Somehow, in the last four years, he has gone from this:
And then this:
fresh out of bed, very sleepy in the early hours this morning, mid-present opening, and for once not hiding from the camera
Today he's brought Cinnamon Carrot Bread to school to share with his class, and for his party this weekend he's requested a vanilla cake, with cherry icing and a woodchipper on top. Wish me luck!

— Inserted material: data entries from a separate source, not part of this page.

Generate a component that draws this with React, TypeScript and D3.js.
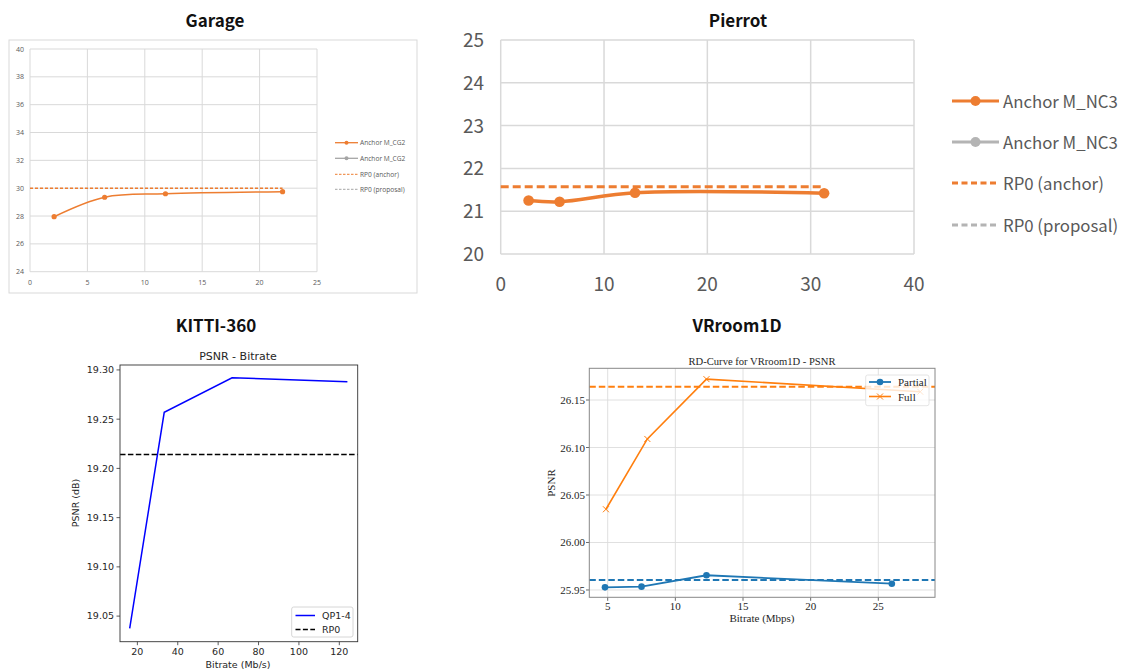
import React from "react";
import * as d3 from "d3";

// ---- data ----
const garageRate = [2.1, 6.5, 11.8, 22];
const garagePsnr = [27.95, 29.35, 29.6, 29.75];
const garageRp0 = 30;
const garageLegend = ["Anchor M_CG2", "Anchor M_CG2", "RP0 (anchor)", "RP0 (proposal)"];

const pierrotRate = [2.7, 5.7, 13, 31.3];
const pierrotPsnr = [21.25, 21.22, 21.43, 21.42];
const pierrotRp0 = 21.57;
const pierrotLegend = ["Anchor M_NC3", "Anchor M_NC3", "RP0 (anchor)", "RP0 (proposal)"];

const kittiRate = [16.2, 33.3, 66.9, 124];
const kittiPsnr = [19.0375, 19.257, 19.292, 19.288];
const kittiRp0 = 19.214;
const kittiTicksY = [19.05, 19.1, 19.15, 19.2, 19.25, 19.3];
const kittiTicksX = [20, 40, 60, 80, 100, 120];

const vrPartialRate = [4.8, 7.5, 12.3, 26];
const vrPartialPsnr = [25.9528, 25.9535, 25.9655, 25.9566];
const vrFullRate = [4.87, 7.93, 12.3, 28.1];
const vrFullPsnr = [26.035, 26.109, 26.172, 26.1587];
const vrRp0Partial = 25.9605;
const vrRp0Full = 26.164;
const vrTicksY = [25.95, 26.0, 26.05, 26.1, 26.15];
const vrTicksX = [5, 10, 15, 20, 25];

const ORANGE = "#ED7D31";
const GRAY = "#A5A5A5";
const GRID = "#D9D9D9";
const TXT = "#595959";
const TITLE_FONT = "'Noto Sans CJK KR', 'Noto Sans', sans-serif";

const pts = (xs: number[], ys: number[]) => xs.map((x, i) => [x, ys[i]] as [number, number]);

function Garage() {
  const x = d3.scaleLinear().domain([0, 25]).range([30, 317]);
  const y = d3.scaleLinear().domain([24, 40]).range([271.7, 49]);
  const line = d3.line().x(d => x(d[0])).y(d => y(d[1])).curve(d3.curveCatmullRom.alpha(0.5));
  const data = pts(garageRate, garagePsnr);
  return (
    <g>
      <rect x={9} y={40} width={408} height={253} fill="#fff" stroke={GRID} />
      {d3.range(24, 41, 2).map(t => (
        <g key={"gy" + t}>
          <line x1={x(0)} x2={x(25)} y1={y(t)} y2={y(t)} stroke={GRID} />
          <text x={24} y={y(t) + 2.5} textAnchor="end" fontSize={7} fill={TXT} fontFamily="'Open Sans', sans-serif">{t}</text>
        </g>
      ))}
      {d3.range(0, 26, 5).map(t => (
        <g key={"gx" + t}>
          <line x1={x(t)} x2={x(t)} y1={y(24)} y2={y(40)} stroke={GRID} />
          <text x={x(t)} y={284.5} textAnchor="middle" fontSize={7} fill={TXT} fontFamily="'Open Sans', sans-serif">{t}</text>
        </g>
      ))}
      <line x1={x(0)} x2={x(garageRate[3])} y1={y(garageRp0)} y2={y(garageRp0)} stroke={ORANGE} strokeWidth={1.5} strokeDasharray="3,2" />
      <path d={line(data) || ""} fill="none" stroke={ORANGE} strokeWidth={1.5} />
      {data.map((d, i) => <circle key={i} cx={x(d[0])} cy={y(d[1])} r={2.6} fill={ORANGE} />)}
      {garageLegend.map((s, i) => {
        const ly = [142.7, 158.3, 174.3, 189.3][i];
        const c = i % 2 === 0 ? ORANGE : GRAY;
        return (
          <g key={"gl" + i}>
            <line x1={335} x2={358} y1={ly} y2={ly} stroke={c} strokeWidth={i < 2 ? 1.3 : 1} strokeDasharray={i < 2 ? undefined : "2.5,1.5"} />
            {i < 2 && <circle cx={346.5} cy={ly} r={2} fill={c} />}
            <text x={360} y={ly + 2.4} fontSize={6.6} fill={TXT} fontFamily="'Open Sans', sans-serif">{s}</text>
          </g>
        );
      })}
    </g>
  );
}

function Pierrot() {
  const x = d3.scaleLinear().domain([0, 40]).range([500.7, 914]);
  const y = d3.scaleLinear().domain([20, 25]).range([254, 40]);
  const line = d3.line().x(d => x(d[0])).y(d => y(d[1])).curve(d3.curveCatmullRom.alpha(0.5));
  const data = pts(pierrotRate, pierrotPsnr);
  const font = "'Noto Sans CJK KR', 'Noto Sans', sans-serif";
  return (
    <g>
      {d3.range(20, 26).map(t => (
        <g key={"py" + t}>
          <line x1={x(0)} x2={x(40)} y1={y(t)} y2={y(t)} stroke={GRID} strokeWidth={1.5} />
          <text x={484} y={y(t) + 7} textAnchor="end" fontSize={19} fill={TXT} fontFamily={font}>{t}</text>
        </g>
      ))}
      {d3.range(0, 41, 10).map(t => (
        <g key={"px" + t}>
          <line x1={x(t)} x2={x(t)} y1={y(20)} y2={y(25)} stroke={GRID} strokeWidth={1.5} />
          <text x={x(t)} y={291} textAnchor="middle" fontSize={19} fill={TXT} fontFamily={font}>{t}</text>
        </g>
      ))}
      <line x1={x(0)} x2={x(pierrotRate[3])} y1={y(pierrotRp0)} y2={y(pierrotRp0)} stroke={ORANGE} strokeWidth={3} strokeDasharray="8,4" />
      <path d={line(data) || ""} fill="none" stroke={ORANGE} strokeWidth={3.5} />
      {data.map((d, i) => <circle key={i} cx={x(d[0])} cy={y(d[1])} r={5.3} fill={ORANGE} />)}
      {pierrotLegend.map((s, i) => {
        const ly = [101, 142, 183, 225][i];
        const c = i % 2 === 0 ? ORANGE : "#B4B4B4";
        return (
          <g key={"pl" + i}>
            <line x1={952} x2={999} y1={ly} y2={ly} stroke={c} strokeWidth={3} strokeDasharray={i < 2 ? undefined : "6,3.5"} />
            {i < 2 && <circle cx={975.5} cy={ly} r={5} fill={c} />}
            <text x={1003} y={ly + 6.5} fontSize={16.8} fill={TXT} fontFamily={font}>{s}</text>
          </g>
        );
      })}
    </g>
  );
}

function Kitti() {
  const x = d3.scaleLinear().domain([11.4, 129.1]).range([120, 357.7]);
  const y = d3.scaleLinear().domain([19.024, 19.305]).range([641.7, 365]);
  const line = d3.line().x(d => x(d[0])).y(d => y(d[1]));
  const data = pts(kittiRate, kittiPsnr);
  const font = "'DejaVu Sans', sans-serif";
  return (
    <g fontFamily={font} fill="#262626">
      <text x={238} y={360} textAnchor="middle" fontSize={11}>PSNR - Bitrate</text>
      <line x1={120} x2={357.7} y1={y(kittiRp0)} y2={y(kittiRp0)} stroke="#000" strokeWidth={1.5} strokeDasharray="5.5,2.4" />
      <path d={line(data) || ""} fill="none" stroke="#0000ff" strokeWidth={1.5} />
      <rect x={120} y={365} width={237.7} height={276.7} fill="none" stroke="#333" strokeWidth={0.9} />
      {kittiTicksY.map(t => (
        <g key={"ky" + t}>
          <line x1={116.5} x2={120} y1={y(t)} y2={y(t)} stroke="#333" strokeWidth={0.8} />
          <text x={114} y={y(t) + 3.4} textAnchor="end" fontSize={9.5}>{t.toFixed(2)}</text>
        </g>
      ))}
      {kittiTicksX.map(t => (
        <g key={"kx" + t}>
          <line x1={x(t)} x2={x(t)} y1={641.7} y2={645.2} stroke="#333" strokeWidth={0.8} />
          <text x={x(t)} y={655} textAnchor="middle" fontSize={9.5}>{t}</text>
        </g>
      ))}
      <text x={238} y={668} textAnchor="middle" fontSize={9.5}>Bitrate (Mb/s)</text>
      <text transform="translate(79,503) rotate(-90)" textAnchor="middle" fontSize={9.5}>PSNR (dB)</text>
      <rect x={291.7} y={607} width={61.3} height={30} rx={2} fill="#fff" fillOpacity={0.8} stroke="#ccc" strokeWidth={0.8} />
      <line x1={295.5} x2={315} y1={615.5} y2={615.5} stroke="#0000ff" strokeWidth={1.5} />
      <text x={322} y={619} fontSize={9.5}>QP1-4</text>
      <line x1={295.5} x2={315} y1={629.5} y2={629.5} stroke="#000" strokeWidth={1.5} strokeDasharray="5,2.4" />
      <text x={322} y={633} fontSize={9.5}>RP0</text>
    </g>
  );
}

function VRroom() {
  const x = d3.scaleLinear().domain([3.64, 29.19]).range([589.3, 935]);
  const y = d3.scaleLinear().domain([25.9423, 26.1834]).range([597.3, 368.3]);
  const line = d3.line().x(d => x(d[0])).y(d => y(d[1]));
  const partial = pts(vrPartialRate, vrPartialPsnr);
  const full = pts(vrFullRate, vrFullPsnr);
  const font = "'Liberation Serif', 'DejaVu Serif', serif";
  const BLUE = "#1f77b4";
  const OR = "#ff7f0e";
  const fs = 11;
  return (
    <g fontFamily={font} fill="#262626">
      <text x={762} y={365} textAnchor="middle" fontSize={10.6}>RD-Curve for VRroom1D - PSNR</text>
      {vrTicksY.map(t => (
        <g key={"vy" + t}>
          <line x1={589.3} x2={935} y1={y(t)} y2={y(t)} stroke="#dcdcdc" strokeWidth={0.9} />
          <line x1={586} x2={589.3} y1={y(t)} y2={y(t)} stroke="#444" strokeWidth={0.8} />
          <text x={585} y={y(t) + 4} textAnchor="end" fontSize={fs}>{t.toFixed(2)}</text>
        </g>
      ))}
      {vrTicksX.map(t => (
        <g key={"vx" + t}>
          <line x1={x(t)} x2={x(t)} y1={368.3} y2={597.3} stroke="#dcdcdc" strokeWidth={0.9} />
          <line x1={x(t)} x2={x(t)} y1={597.3} y2={600.8} stroke="#444" strokeWidth={0.8} />
          <text x={x(t)} y={609.5} textAnchor="middle" fontSize={fs}>{t}</text>
        </g>
      ))}
      <line x1={589.3} x2={935} y1={y(vrRp0Full)} y2={y(vrRp0Full)} stroke={OR} strokeWidth={1.8} strokeDasharray="6.5,3" />
      <line x1={589.3} x2={935} y1={y(vrRp0Partial)} y2={y(vrRp0Partial)} stroke={BLUE} strokeWidth={1.8} strokeDasharray="6.5,3" />
      <path d={line(partial) || ""} fill="none" stroke={BLUE} strokeWidth={1.8} />
      {partial.map((d, i) => <circle key={"pp" + i} cx={x(d[0])} cy={y(d[1])} r={3.3} fill={BLUE} />)}
      <path d={line(full) || ""} fill="none" stroke={OR} strokeWidth={1.6} />
      {full.map((d, i) => (
        <path key={"fp" + i} d={`M${x(d[0]) - 3},${y(d[1]) - 3}L${x(d[0]) + 3},${y(d[1]) + 3}M${x(d[0]) - 3},${y(d[1]) + 3}L${x(d[0]) + 3},${y(d[1]) - 3}`} stroke={OR} strokeWidth={1} />
      ))}
      <rect x={589.3} y={368.3} width={345.7} height={229} fill="none" stroke="#888" strokeWidth={1} />
      <text x={762} y={622} textAnchor="middle" fontSize={fs}>Bitrate (Mbps)</text>
      <text transform="translate(555,483) rotate(-90)" textAnchor="middle" fontSize={fs}>PSNR</text>
      <rect x={865.7} y={375} width={63.3} height={30.7} rx={2} fill="#fff" fillOpacity={0.8} stroke="#ddd" strokeWidth={0.8} />
      <line x1={869} x2={891} y1={382} y2={382} stroke={BLUE} strokeWidth={1.8} />
      <circle cx={880} cy={382} r={3.3} fill={BLUE} />
      <text x={898} y={386} fontSize={fs}>Partial</text>
      <line x1={869} x2={891} y1={396.5} y2={396.5} stroke={OR} strokeWidth={1.6} />
      <path d="M877,393.5L883,399.5M877,399.5L883,393.5" stroke={OR} strokeWidth={1} />
      <text x={898} y={400.5} fontSize={fs}>Full</text>
    </g>
  );
}

export default function App() {
  const titles = [
    { t: "Garage", x: 215, y: 27 },
    { t: "Pierrot", x: 738, y: 27 },
    { t: "KITTI-360", x: 216, y: 332 },
    { t: "VRroom1D", x: 737, y: 332 },
  ];
  return (
    <svg width={1122} height={670} style={{ position: "absolute", left: 0, top: 0, background: "#fff" }}>
      <rect width={1122} height={670} fill="#fff" />
      {titles.map(d => (
        <text key={d.t} x={d.x} y={d.y} textAnchor="middle" fontSize={17} fontWeight="bold" fill="#111" fontFamily={TITLE_FONT}>{d.t}</text>
      ))}
      <Garage />
      <Pierrot />
      <Kitti />
      <VRroom />
    </svg>
  );
}
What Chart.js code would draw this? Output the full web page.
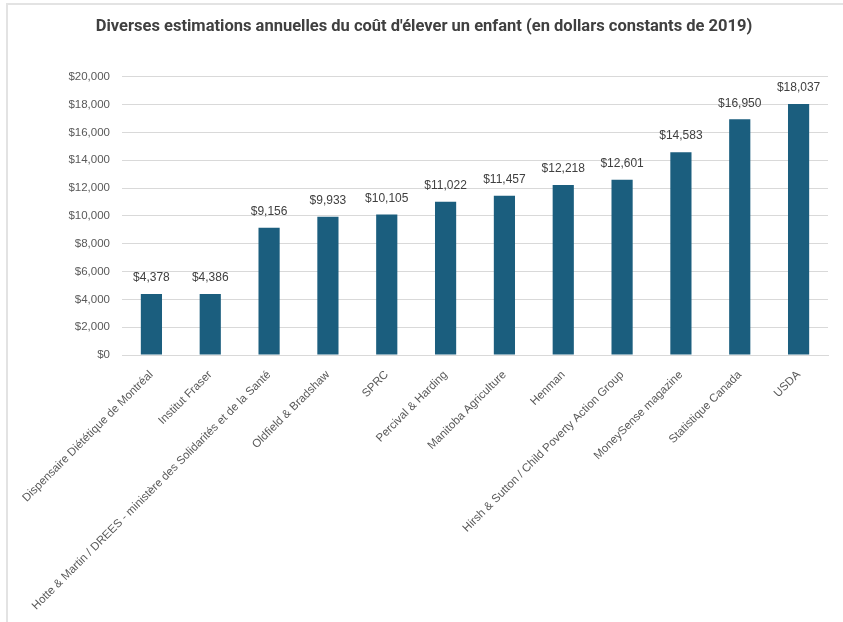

With that rare bit of sentimentality aside, let me show you some goods: Healthy(ish) Cinnamon Rolls
Cinnamon Rolls Recipe
from my mommy
2 1/4 cups flour (you can use all whole wheat, or substitute just a portion. I usually use 1 cup AP and 1 1/4 cup whole wheat)
2 tbsp sugar
2 1/2 tsp baking power
1/2 tsp baking soda
1/2 tsp salt
1/2 cup cold butter, cubed
1 cup plain yogurt
2 tbsp milk
1/2 cup brown sugar
2 tsp cinnamon
2 tbsp butter, melted
Preheat oven to 350F.
In a large bowl, stir together the flour, sugar, baking powder, baking soda, and salt. Using a pastry blender or 2 knifes (or your hands, whatever works), cut in butter until mixture resembles coarse crumbs. Stir in yogurt to make a soft, slightly sticky dough.
Flour your hands, and press the dough into a ball. Knead gently about 10 times. Then roll out the dough to about 35x30cm (14x12in).
Combine the sugar and cinnamon for the filling. Brush dough with the melted butter, and sprinkle the sugar mixutre evenly on top, leaving about 2 cm border. Brush border with water, and roll the dough as if it were a jelly roll.
Using a serrated knfie, cut into 14 or so slices (depending on how thick you want them. I start by halving the dough, then halving the halfs, and so on until the rolls are about 3-4cm thick).
Place into greased muffin tins, and brush with the milk. Bake for 15-20 minutes, or until golden brown.